Résultats mitigés mais une technique à poursuivre

Les résultats techniques de reproduction du troupeau ont été plutôt moyens. Les agnelles étant arrivées tardivement et certaines d’entre elles trop légères ; la fertilité s’élève à 60%, puisque les plus petites n’ont pas été fécondées. L’agnelage a eu lieu fin avril début mai avec une mortalité agneaux légèrement plus élevée que prévu (25% de mortalité sur les agneaux), tout en gardant en tête que le troupeau est uniquement composé d’agnelles (1er agnelage). La cause principale de mortalité a été le poids trop faible des agneaux à la naissance entrainant un manque de vigueur de leur part. Toutefois, une seule intervention a été nécessaire (1 gros simple coincé), ce qui est un point positif pour un agnelage en extérieur.

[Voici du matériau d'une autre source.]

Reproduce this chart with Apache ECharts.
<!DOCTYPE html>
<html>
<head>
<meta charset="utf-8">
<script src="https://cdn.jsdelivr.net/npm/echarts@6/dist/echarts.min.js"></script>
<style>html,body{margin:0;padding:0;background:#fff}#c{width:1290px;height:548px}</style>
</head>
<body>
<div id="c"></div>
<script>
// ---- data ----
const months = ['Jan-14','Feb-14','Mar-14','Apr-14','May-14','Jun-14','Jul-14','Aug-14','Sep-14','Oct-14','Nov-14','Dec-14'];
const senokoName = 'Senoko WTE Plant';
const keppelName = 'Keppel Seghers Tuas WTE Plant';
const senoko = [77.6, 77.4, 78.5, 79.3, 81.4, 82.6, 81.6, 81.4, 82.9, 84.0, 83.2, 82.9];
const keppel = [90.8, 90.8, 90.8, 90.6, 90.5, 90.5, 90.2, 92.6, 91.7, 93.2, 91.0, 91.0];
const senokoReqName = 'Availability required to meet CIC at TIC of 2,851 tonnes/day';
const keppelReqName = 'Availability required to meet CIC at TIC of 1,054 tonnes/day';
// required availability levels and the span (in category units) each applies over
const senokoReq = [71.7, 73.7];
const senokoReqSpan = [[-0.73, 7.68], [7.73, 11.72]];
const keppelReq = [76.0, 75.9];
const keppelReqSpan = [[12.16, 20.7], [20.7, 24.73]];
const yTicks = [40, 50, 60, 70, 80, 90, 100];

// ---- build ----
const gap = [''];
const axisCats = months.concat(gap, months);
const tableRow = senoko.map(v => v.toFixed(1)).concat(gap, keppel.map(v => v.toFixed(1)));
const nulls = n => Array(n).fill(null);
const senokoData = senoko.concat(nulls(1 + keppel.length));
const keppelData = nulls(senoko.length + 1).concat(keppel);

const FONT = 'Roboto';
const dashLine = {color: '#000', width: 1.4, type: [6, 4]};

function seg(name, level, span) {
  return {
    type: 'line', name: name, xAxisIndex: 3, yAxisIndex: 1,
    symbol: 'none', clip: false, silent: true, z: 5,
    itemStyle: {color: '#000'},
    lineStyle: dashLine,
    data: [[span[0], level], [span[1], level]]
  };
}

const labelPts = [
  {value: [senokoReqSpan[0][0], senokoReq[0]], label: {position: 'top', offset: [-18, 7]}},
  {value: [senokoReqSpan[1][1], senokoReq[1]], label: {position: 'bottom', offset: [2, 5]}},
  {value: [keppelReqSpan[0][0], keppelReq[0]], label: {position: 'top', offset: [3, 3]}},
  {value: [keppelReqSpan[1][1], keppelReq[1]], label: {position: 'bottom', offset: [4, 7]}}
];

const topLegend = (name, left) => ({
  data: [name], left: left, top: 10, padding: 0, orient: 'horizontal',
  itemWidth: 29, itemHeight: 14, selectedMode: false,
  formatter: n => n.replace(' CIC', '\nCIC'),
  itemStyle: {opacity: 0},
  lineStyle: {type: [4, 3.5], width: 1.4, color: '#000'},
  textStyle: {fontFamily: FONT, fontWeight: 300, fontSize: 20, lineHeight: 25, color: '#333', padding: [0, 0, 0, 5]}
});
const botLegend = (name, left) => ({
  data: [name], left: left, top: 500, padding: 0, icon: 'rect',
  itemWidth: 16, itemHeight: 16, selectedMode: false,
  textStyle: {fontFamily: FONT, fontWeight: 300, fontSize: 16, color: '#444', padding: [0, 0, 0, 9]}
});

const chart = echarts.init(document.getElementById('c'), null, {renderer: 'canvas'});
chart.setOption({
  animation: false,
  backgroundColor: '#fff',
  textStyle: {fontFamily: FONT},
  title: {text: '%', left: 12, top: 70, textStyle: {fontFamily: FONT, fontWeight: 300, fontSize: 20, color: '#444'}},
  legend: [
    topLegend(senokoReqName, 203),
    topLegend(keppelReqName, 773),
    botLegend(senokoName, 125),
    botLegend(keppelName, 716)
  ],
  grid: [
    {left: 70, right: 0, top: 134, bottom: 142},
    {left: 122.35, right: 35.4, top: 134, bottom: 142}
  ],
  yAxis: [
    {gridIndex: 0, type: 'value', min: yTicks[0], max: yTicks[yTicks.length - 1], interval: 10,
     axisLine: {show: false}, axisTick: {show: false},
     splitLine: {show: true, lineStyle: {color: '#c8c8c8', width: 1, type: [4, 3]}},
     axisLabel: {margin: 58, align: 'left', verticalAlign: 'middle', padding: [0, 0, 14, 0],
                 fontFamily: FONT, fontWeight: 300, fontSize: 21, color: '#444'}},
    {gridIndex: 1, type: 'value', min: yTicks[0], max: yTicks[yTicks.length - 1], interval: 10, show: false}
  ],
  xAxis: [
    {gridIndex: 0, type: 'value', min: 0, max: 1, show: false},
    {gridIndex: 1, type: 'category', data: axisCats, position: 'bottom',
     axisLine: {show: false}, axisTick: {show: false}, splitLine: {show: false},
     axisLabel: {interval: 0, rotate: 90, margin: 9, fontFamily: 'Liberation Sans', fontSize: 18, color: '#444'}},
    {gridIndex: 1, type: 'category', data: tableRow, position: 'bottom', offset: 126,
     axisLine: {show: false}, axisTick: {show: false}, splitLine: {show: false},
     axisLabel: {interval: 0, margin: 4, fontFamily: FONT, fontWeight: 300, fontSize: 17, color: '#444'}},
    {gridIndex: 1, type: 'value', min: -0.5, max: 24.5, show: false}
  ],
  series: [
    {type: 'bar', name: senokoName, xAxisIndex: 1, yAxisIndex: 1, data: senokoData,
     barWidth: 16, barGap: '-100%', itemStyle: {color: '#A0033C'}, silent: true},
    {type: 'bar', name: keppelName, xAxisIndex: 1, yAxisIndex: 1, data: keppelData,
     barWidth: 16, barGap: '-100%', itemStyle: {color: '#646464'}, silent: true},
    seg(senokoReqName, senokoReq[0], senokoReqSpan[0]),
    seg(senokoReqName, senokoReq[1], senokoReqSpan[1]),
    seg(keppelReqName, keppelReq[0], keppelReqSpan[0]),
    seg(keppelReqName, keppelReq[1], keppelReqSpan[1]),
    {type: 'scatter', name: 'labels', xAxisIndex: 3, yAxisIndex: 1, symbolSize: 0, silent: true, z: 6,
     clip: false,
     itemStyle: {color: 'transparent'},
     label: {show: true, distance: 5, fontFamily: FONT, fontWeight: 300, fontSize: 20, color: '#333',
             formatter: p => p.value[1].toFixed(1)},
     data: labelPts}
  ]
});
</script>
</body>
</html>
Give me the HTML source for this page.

Les associés du GAEC sont satisfaits par ce nouvel atelier, permettant d’accroitre le troupeau ovin sans une grosse augmentation de la charge de travail, dans le système plein air contrairement au troupeau conduit en semi bergerie. A l’automne prochain, ce seront 230 agnelles et brebis Romney qui seront mises en lutte en combinant pâturage de couvert à l’automne et hiver et pâturage de prairie le reste du temps. L’agnelage sera avancé à fin mars début avril afin de profiter de la forte production des prairies du printemps pour couvrir les besoins de lactation, et finir les agneaux à l’herbe pendant l’été, sur ces même prairies ou sur de la luzerne, suivant la pousse estivale.